Alright, let’s talk about the camera’s relationship with its subject. What does your framing prioritize – the environment, the character acting, the in-universe audience of the active drama? Every such choice is intensely charged; are you illustrating the stillness and security of the surrounding world, the vulnerability or confidence of your character, or some implication of surveillance, the idea that a third party might be observing them from an obscured position? Are your characters being documented or spied on, hunted or worshipped, detested or adored? Such inferences arise from a combined, instinctive analysis of camera framing, sound design, and character acting, meaning all of these facets must work in concert to create a coherent dramatic effect.
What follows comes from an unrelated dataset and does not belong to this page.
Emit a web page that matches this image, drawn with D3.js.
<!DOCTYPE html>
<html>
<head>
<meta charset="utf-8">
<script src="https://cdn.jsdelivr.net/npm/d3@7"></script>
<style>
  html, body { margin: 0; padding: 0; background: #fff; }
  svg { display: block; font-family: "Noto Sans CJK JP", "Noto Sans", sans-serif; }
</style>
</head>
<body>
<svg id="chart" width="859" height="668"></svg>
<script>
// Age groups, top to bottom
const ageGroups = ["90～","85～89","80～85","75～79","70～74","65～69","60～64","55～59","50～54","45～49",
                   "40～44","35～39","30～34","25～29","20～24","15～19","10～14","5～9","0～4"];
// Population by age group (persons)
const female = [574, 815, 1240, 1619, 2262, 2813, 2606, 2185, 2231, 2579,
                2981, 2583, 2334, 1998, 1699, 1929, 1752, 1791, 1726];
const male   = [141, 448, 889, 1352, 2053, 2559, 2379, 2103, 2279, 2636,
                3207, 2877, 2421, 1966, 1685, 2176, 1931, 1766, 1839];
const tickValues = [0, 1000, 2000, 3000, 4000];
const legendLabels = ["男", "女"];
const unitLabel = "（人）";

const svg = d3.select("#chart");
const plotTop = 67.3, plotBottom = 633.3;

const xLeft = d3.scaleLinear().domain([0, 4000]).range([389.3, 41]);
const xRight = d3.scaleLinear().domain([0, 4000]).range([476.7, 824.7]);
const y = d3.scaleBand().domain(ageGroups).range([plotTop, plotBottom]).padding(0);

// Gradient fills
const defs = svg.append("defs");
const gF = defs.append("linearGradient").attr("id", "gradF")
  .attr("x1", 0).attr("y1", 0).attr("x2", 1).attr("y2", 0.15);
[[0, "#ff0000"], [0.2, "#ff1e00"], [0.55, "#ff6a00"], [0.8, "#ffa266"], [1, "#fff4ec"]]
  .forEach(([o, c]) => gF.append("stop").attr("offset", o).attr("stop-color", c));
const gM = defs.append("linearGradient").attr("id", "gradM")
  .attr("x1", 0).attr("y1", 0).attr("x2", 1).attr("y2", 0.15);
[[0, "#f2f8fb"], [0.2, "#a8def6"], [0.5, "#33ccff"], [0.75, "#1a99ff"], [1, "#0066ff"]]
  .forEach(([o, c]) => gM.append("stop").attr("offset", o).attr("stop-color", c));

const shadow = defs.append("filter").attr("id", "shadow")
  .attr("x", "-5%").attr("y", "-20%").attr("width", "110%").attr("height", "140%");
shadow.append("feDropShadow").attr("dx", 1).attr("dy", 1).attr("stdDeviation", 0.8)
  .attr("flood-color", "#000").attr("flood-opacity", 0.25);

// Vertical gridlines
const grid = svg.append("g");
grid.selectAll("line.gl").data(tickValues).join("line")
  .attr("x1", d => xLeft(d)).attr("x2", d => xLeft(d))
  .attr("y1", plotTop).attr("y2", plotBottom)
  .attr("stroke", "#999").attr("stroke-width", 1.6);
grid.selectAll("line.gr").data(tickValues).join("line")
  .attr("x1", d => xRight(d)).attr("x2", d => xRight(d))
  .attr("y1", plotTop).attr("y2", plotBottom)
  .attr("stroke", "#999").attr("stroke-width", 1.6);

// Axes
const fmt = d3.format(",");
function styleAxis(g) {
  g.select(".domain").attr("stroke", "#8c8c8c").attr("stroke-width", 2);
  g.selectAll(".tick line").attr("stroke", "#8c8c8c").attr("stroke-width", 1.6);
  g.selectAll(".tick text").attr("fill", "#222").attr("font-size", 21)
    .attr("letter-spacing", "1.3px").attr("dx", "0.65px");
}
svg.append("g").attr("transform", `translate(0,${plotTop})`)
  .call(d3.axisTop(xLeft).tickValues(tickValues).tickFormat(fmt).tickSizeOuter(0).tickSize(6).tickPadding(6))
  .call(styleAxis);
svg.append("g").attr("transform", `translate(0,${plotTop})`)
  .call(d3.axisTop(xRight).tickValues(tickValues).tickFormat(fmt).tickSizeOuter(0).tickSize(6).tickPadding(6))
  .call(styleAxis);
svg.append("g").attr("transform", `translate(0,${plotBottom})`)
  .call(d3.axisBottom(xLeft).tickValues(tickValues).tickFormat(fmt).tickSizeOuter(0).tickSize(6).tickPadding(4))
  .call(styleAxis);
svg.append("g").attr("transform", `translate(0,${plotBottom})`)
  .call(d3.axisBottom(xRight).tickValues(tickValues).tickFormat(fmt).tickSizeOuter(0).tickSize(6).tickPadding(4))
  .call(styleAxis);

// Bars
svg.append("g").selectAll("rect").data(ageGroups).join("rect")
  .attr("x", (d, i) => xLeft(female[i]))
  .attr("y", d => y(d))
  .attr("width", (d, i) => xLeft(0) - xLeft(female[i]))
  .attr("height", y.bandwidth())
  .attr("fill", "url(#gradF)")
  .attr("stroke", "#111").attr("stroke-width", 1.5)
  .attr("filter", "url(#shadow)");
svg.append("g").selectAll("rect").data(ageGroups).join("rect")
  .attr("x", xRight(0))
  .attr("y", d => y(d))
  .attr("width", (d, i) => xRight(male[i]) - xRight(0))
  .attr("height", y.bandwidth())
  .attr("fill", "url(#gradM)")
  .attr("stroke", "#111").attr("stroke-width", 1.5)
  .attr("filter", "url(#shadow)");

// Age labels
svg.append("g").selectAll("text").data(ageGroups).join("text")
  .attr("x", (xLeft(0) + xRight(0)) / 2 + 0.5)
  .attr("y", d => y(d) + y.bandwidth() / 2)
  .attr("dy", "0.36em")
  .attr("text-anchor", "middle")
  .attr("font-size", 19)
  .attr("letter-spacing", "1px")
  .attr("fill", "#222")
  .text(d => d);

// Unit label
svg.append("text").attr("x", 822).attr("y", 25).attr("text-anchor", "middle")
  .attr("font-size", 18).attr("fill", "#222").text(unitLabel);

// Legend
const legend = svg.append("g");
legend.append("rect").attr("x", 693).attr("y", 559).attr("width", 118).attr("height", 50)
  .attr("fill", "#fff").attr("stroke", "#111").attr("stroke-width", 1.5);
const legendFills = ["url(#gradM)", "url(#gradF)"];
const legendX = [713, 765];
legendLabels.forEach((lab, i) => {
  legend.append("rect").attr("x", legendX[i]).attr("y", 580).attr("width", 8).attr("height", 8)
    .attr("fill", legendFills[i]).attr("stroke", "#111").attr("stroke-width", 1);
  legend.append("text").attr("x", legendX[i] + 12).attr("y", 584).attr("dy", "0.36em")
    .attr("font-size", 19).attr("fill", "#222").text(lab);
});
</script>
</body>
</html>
Ultimately, I hope both the baseline lessons and contradictory cases outlined here emphasize the outrageous flexibility of cinematic storytelling. There are nearly countless ways to provoke a certain emotion through direction, and countless more ways to alter the precise tone or implications of that emotion through further choices. And that is precisely the magic of visual storytelling – that there are so many variables, and that each audience member brings so many of their own expectations to the experience, that every single story and every experience of that story will be distinct. The rules are numerous but flexible; in the end, great creators will always add their own contributions to the evolving language of visual storytelling.